A public event in rural Nkhata Bay is incomplete without the involvement of honara (Hohner) music performance by renowned Madaizi Mwenda, 75, and his crew.
This was revealed recently during the launch of a child rights campaign project in Traditional Authority (T/A) Fukamalaza in the district.
Remarked one community member during the campaign: “Honara is popular in our area and it is one of the performances that pull the crowd for a particular event.”
The sentiments were proved true during the line up of activities marking the launch of the campaign where honara turned out to be popular. Its harmonic melodies of accordion and slow dance moves of band members invited deafening cheers from people.
Basically, Hohner is the name of the maker of the accordion used in the dance. So the dance, honara, is an honour to the maker.
The accordion is played by compressing or expanding the bellows while pressing buttons or keys, causing pallets to open, which allow air to flow across strips of brass or steel, called reeds. These vibrate to produce sound inside the body. The performer normally plays the melody on buttons or keys on the right-hand manual, and the accompaniment, consisting of bass and pre-set chord buttons, on the left-hand manual.
Mwenda is a highly praised honara player in Nkhata Bay.

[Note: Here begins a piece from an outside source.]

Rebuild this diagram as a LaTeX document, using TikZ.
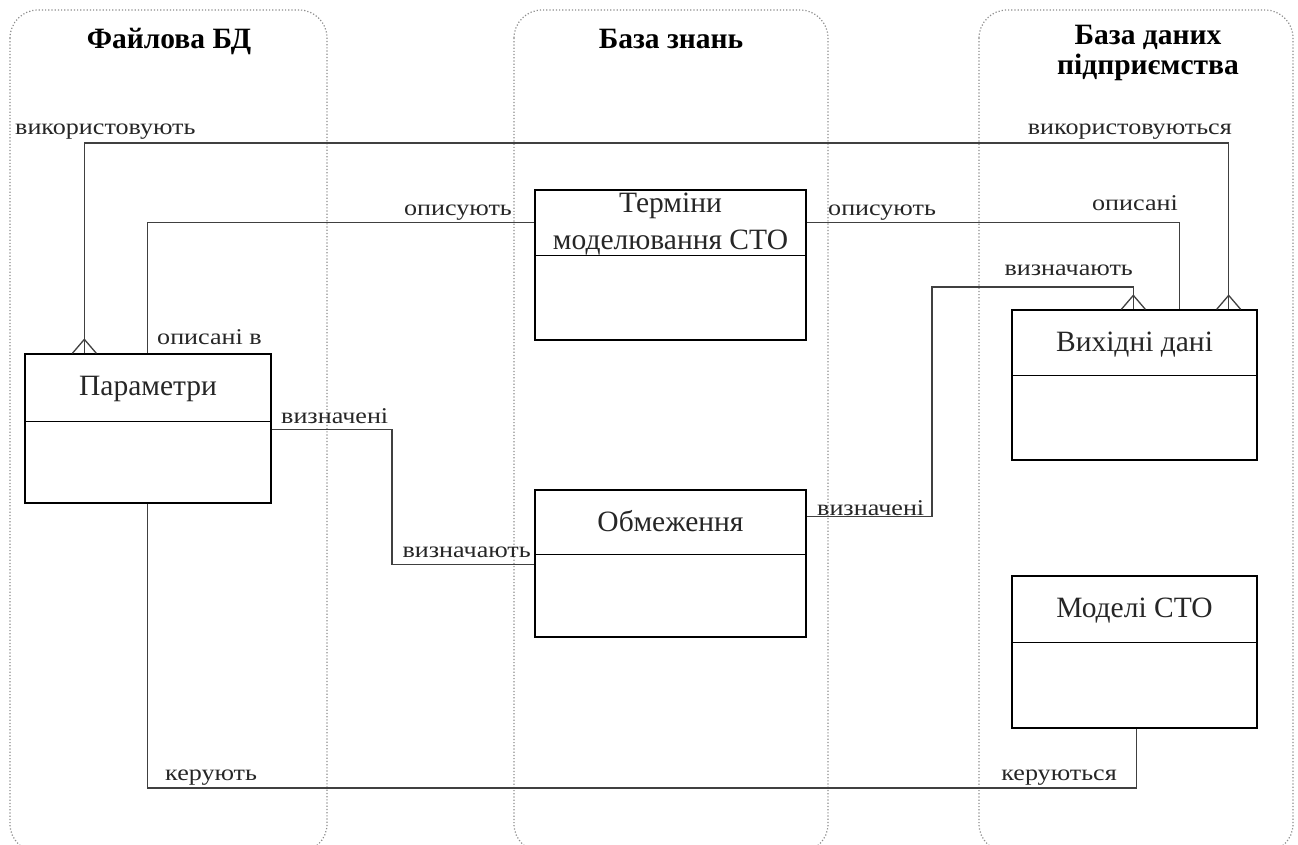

“Mwenda is our own honara legend who has been entertaining us for many years. And his type of music has become part of us because it is a frequent feature during many events,” said T/A Fukamalaza.
He added that apart from the popular malipenga, honara is another admired form of performance in Nkhata Bay.
Mwenda is one of the country’s legendary accordionists and singers from Nkhata Bay who is still entertaining people at the age of 75.
He joins the bandwagon of the likes of Giddes Chalamanda who is still strong at the age of 86.
“Born in 1942, I started music in 1962 and since then I haven’t stopped,” said Mwenda who comes from Jumbo Village in T/A Fukamalaza.
He said he has played music during the Kamuzu Banda era in Mzuzu where he was nicknamed Cheka.
“I have played honara is Mzuzu, Lilongwe and even Blantyre. In fact, I have travelled across the country with my hohner and received commendation,” he said.
Since the onset of his career, Mwenda has used over six different hohners with the current one dating back to late 1990s.
“I have used different hohners in my career with the current one being the oldest instrument,” he said.
Now 55 years down the line, Mwenda said he has incorporated members (both female and male) into honara performance to spice it up.
“Back in the days, I used to perform alone, but now honara has members particularly females that spice it up with some calm songs and dancing antics,” said Mwenda.
He further said honara is his bread and butter.
“I do it to earn a living and all my children know this is my occupation because I was born an artist,” he said.